■ COLLECTED MATERIAL
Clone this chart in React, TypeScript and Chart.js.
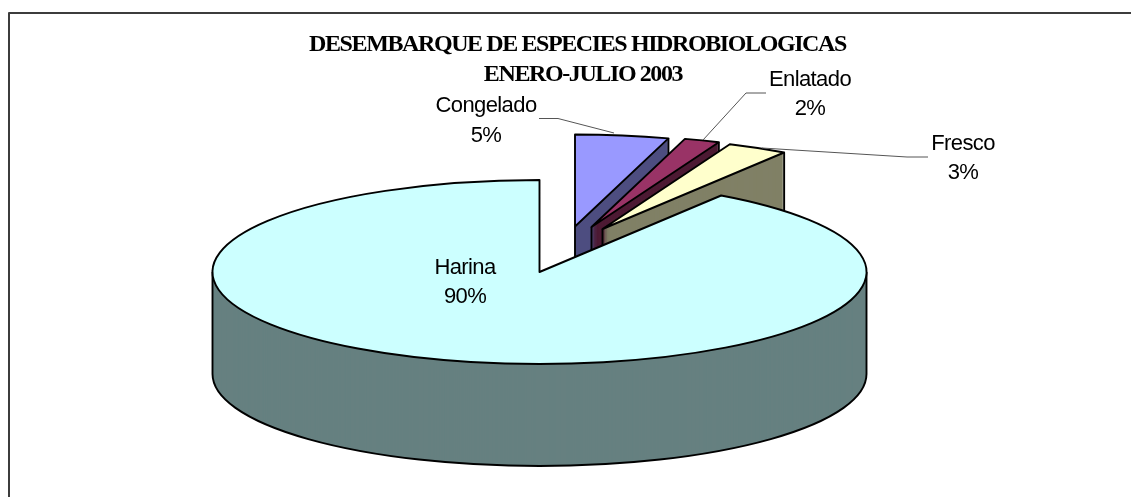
import React, { useEffect, useRef } from "react";
import { Chart, registerables } from "chart.js";

Chart.register(...registerables);

const categories = ["Congelado", "Enlatado", "Fresco", "Harina"];
const values = [4.6, 1.75, 3.0, 90.4];
const percentLabels = ["5%", "2%", "3%", "90%"];
const topColors = ["#9999FF", "#993366", "#FFFFCC", "#CCFFFF"];
const sideColors = ["#4D4D80", "#4D1A33", "#808066", "#668080"];
const titleLines = ["DESEMBARQUE DE ESPECIES HIDROBIOLOGICAS", "ENERO-JULIO 2003"];

const WIDTH = 1131;
const HEIGHT = 497;
const STRETCH_X = 327 / 92;
const DEPTH = 102;
const explode = [
  { dx: 35.5, dy: -45.5 },
  { dx: 52, dy: -45 },
  { dx: 63, dy: -43 },
  { dx: 0, dy: 0 },
];
const labelPlacement = [
  { x: 486, y: [112, 142] },
  { x: 810, y: [86, 115] },
  { x: 963, y: [150, 179] },
  { x: 465, y: [274, 303] },
];
const leaders: number[][][] = [
  [[539, 118.5], [558, 118.5], [614, 133]],
  [[766, 93], [746, 93], [703, 140]],
  [[928, 157], [907, 157], [762, 148]],
  [],
];
const titlePlacement = [
  { x: 577.5, y: 51 },
  { x: 583, y: 81 },
];

const pie3d = {
  id: "pie3d",
  beforeDatasetsDraw(chart: any) {
    const ctx = chart.ctx as CanvasRenderingContext2D;
    const arcs = chart.getDatasetMeta(0).data;
    arcs.forEach((el: any, i: number) => {
      const { x, y, startAngle, endAngle, outerRadius } = el.getProps(
        ["x", "y", "startAngle", "endAngle", "outerRadius"],
        true
      );
      const rx = outerRadius * STRETCH_X;
      const ry = outerRadius;
      const ax = x + explode[i].dx;
      const ay = y + explode[i].dy;
      const paintArc = (shift: number) => {
        ctx.save();
        ctx.translate(ax, ay + shift);
        ctx.scale(STRETCH_X, 1);
        ctx.translate(-x, -y);
        el.draw(ctx);
        ctx.restore();
      };

      // side wall: the library's arc repeated downwards in the darker colour
      const base = el.options;
      el.options = { ...base, backgroundColor: sideColors[i], borderWidth: 0 };
      for (let d = DEPTH; d > 0; d--) paintArc(d);

      ctx.strokeStyle = "#000";
      ctx.lineWidth = 1.9;
      ctx.lineJoin = "round";

      // lower rim of the wall (only the front half of the ellipse shows)
      const lo = Math.max(startAngle, 0);
      const hi = Math.min(endAngle, Math.PI);
      if (hi > lo) {
        ctx.beginPath();
        ctx.ellipse(ax, ay + DEPTH, rx, ry, 0, lo, hi);
        ctx.stroke();
      }

      // vertical wall edges
      const verticals: number[][] = [];
      if (startAngle <= 0 && endAngle >= 0) {
        verticals.push([ax + rx, ay], [ax - rx, ay]);
      }
      if (endAngle < 0) {
        verticals.push([ax, ay], [ax + rx * Math.cos(endAngle), ay + ry * Math.sin(endAngle)]);
      }
      verticals.forEach(([vx, vy]) => {
        ctx.beginPath();
        ctx.moveTo(vx, vy);
        ctx.lineTo(vx, vy + DEPTH);
        ctx.stroke();
      });

      // top face
      el.options = { ...base, backgroundColor: topColors[i], borderWidth: 0 };
      paintArc(0);
      el.options = base;
      ctx.beginPath();
      ctx.moveTo(ax, ay);
      ctx.ellipse(ax, ay, rx, ry, 0, startAngle, endAngle);
      ctx.closePath();
      ctx.stroke();
    });
    return false;
  },
  afterDraw(chart: any) {
    const ctx = chart.ctx as CanvasRenderingContext2D;
    ctx.save();

    // chart frame: only the top and left edges fall inside the picture
    ctx.strokeStyle = "#3c3c3c";
    ctx.lineWidth = 2;
    ctx.beginPath();
    ctx.moveTo(9, HEIGHT);
    ctx.lineTo(9, 13);
    ctx.lineTo(WIDTH, 13);
    ctx.stroke();

    // leader lines
    ctx.strokeStyle = "#555555";
    ctx.lineWidth = 1;
    leaders.forEach((pts) => {
      if (!pts.length) return;
      ctx.beginPath();
      pts.forEach(([px, py], k) => (k ? ctx.lineTo(px, py) : ctx.moveTo(px, py)));
      ctx.stroke();
    });

    // data labels
    ctx.fillStyle = "#000";
    ctx.textAlign = "center";
    ctx.textBaseline = "alphabetic";
    ctx.font = '22px "Liberation Sans"';
    (ctx as any).letterSpacing = "-0.6px";
    categories.forEach((name, i) => {
      ctx.fillText(name, labelPlacement[i].x, labelPlacement[i].y[0]);
      ctx.fillText(percentLabels[i], labelPlacement[i].x, labelPlacement[i].y[1]);
    });

    // title
    ctx.font = 'bold 24px "Liberation Serif"';
    (ctx as any).letterSpacing = "-1.4px";
    titleLines.forEach((line, i) => {
      ctx.fillText(line, titlePlacement[i].x, titlePlacement[i].y);
    });
    ctx.restore();
  },
};

export default function App() {
  const ref = useRef<HTMLCanvasElement>(null);
  useEffect(() => {
    const chart = new Chart(ref.current!, {
      type: "pie",
      data: {
        labels: categories,
        datasets: [{ data: values, backgroundColor: topColors, borderWidth: 0 }],
      },
      options: {
        animation: false,
        responsive: false,
        layout: { padding: { left: 212, right: 264, top: 180, bottom: 133 } },
        plugins: { legend: { display: false }, title: { display: false }, tooltip: { enabled: false } },
      },
      plugins: [pie3d],
    });
    return () => chart.destroy();
  }, []);
  return (
    <canvas
      ref={ref}
      width={WIDTH}
      height={HEIGHT}
      style={{ position: "absolute", left: 0, top: 0, width: WIDTH, height: HEIGHT, background: "#fff" }}
    />
  );
}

■ TO DO
Leave out the pictures and repeat the lines from the start of the material through the line with "Chart.register(...registerables);", inclusive.

■ OUTPUT BELOW
Clone this chart in React, TypeScript and Chart.js.
import React, { useEffect, useRef } from "react";
import { Chart, registerables } from "chart.js";

Chart.register(...registerables);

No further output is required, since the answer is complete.